Ritmo ed espressività corporea sono i personalissimi stilemi scenici del teatro di Emma Dante in cui è il corpo dell’attore che veicola il messaggio quando il testo è scarno o addirittura incomprensibile, come in questa messinscena ispirata alla fiaba Pinto Smauto (Smalto splendente), terzo racconto della quinta giornata de Lo cunto de li cunti di Giambattista Basile.
Nel meridione d’Italia il 2 novembre, commemorazione dei defunti, è la festa dei bambini cui nella notte i morti della famiglia portano dei regali, è una ricorrenza gioiosa che omaggia la vita.
La sera del 2 novembre un vecchio ‘nzenziglio e spetacchiato (Carmine Maringola) aspetta che l’impasto di acqua, farina e zucchero lieviti per sagomarlo come un pupo da infornare e colorare, dono per le anime dei defunti. Nel buio della scena alle sue spalle le sorelle Rosa, Viola e Primula, una delle quali ha una bambola per compagna (Nancy Trabona, Maria Sgro, Federica Greco) “tre ciuri c’addorano ‘e primmavera” (una prega, una canta e una suona) tintinnano i campanelli. La mente dell’uomo, rimasto solo nella vecchia casa, man mano inizia a pullulare di immagini e ricordi vividi: ecco spuntare dal nero fondale mammina dal core tremmolante e cadenza francese (Stephanie Taillandier), il giovane padre disperso in mare (Giuseppe Lino), Pedro che giunge dalla Spagna (Sandro Maria Campagna) e si strugge d’amore per Viola, zio Antonio (Valter Sarzi Sartori) e zia Rita (Martina Caracappa) che s’abboffavano ‘e mazzate esprimendo un selvaggio erotismo, Pasqualino figlio adottivo tuttofare (Tiebeu Marc-Henry Brissy Ghadout).

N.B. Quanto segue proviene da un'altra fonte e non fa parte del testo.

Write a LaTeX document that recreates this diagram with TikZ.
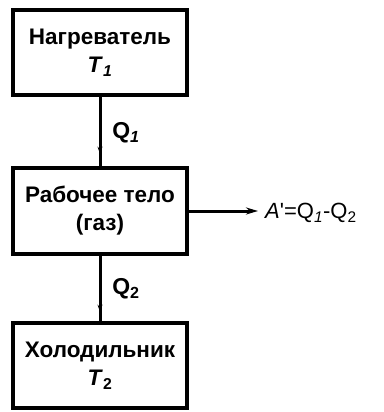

Nel buio della scena risalta la solitudine del vecchio, crollato in catalessi sull’impasto col rosario in mano. Sull’onda del respiro profondo del dormiente, la casa si popola delle figure festanti dei suoi familiari che prendono vita evocati dal ricordo e dalla nostalgia, che ballano festosamente, cantano, fanno piroette, litigano, ridono, si abbracciano proprio come avviene nella vita quotidiana. L’uomo si sveglia, desideroso di portare a termine il pupo, Viola canta armoniosamente “Luna nova” di Salvatore Di Giacomo e Mario Costa, e il vecchio le fa eco con “Mi votu e mi rivotu”, una delle più belle canzoni di Rosa Balistreri. In un tripudio di coperte colorate volteggianti, paillettes luccicanti, coriandoli fluttuanti tra passi di flamenco e canti melodiosi, tanto che il vecchio dirà tra sé e sé: “Il 2 novembre è l’unico iuorno ca ce sta nu poco de vita dinta a sta casa”.
In questo caotico afflato di vita l’impasto viene passato di mano in mano cadenzando i ritmi delle danze e sembra non voler lievitare, finché in un turbinio di piroette saranno gli stessi trapassati a plasmarlo nella sagoma antropomorfa del pupo, colorandolo e decorandolo con pietre preziose, realizzando il pupo più bello che si sia mai visto, affinché il vecchio abbia piena gratificazione.
“Tata mio, se mi vuoi bene, portami mezzo vaso di zucchero di Palermo e mezzo di mandorle ambrosine, con quattro o sei fiaschette d’acqua di rose e un poco di muschio e d’ambra, e dovresti portarmi anche una quarantina di perle, due zaffiri, un poco di granatine e rubini e un poco di fili d’oro e con tutte queste cose una madia e un rasoio d’argento”.
La vita è la vera protagonista finché la morte torna a insinuarsi, e i personaggi rientrano sul palco sorreggendo il proprio burattino che appendono a due grate unite insieme come un cancello alle spalle del vecchio. È tutto ciò che resta, mentre uno scampanellio sancirà per loro il ritorno all’Altrove e il vecchio accende i lumini prima di reclinare il capo, forse per sempre.
“I morti – scrive Emma Dante – finché ci sarà qualcuno che non li dimentica non spariranno mai”.
I burattini sono realistiche e stupefacenti sculture di Cesare Inzerillo, che si è ispirato alle mummie custodite nelle catacombe dei Cappuccini di Palermo.
Oltre al testo e alla regia, Emma Dante ha disegnato i costumi, luci di Cristian Zucaro.
Uno spettacolo che titilla vista e immaginazione, dove l’oscuro linguaggio dialettale è corollario alla potenza delle immagini pregnanti ed evocative.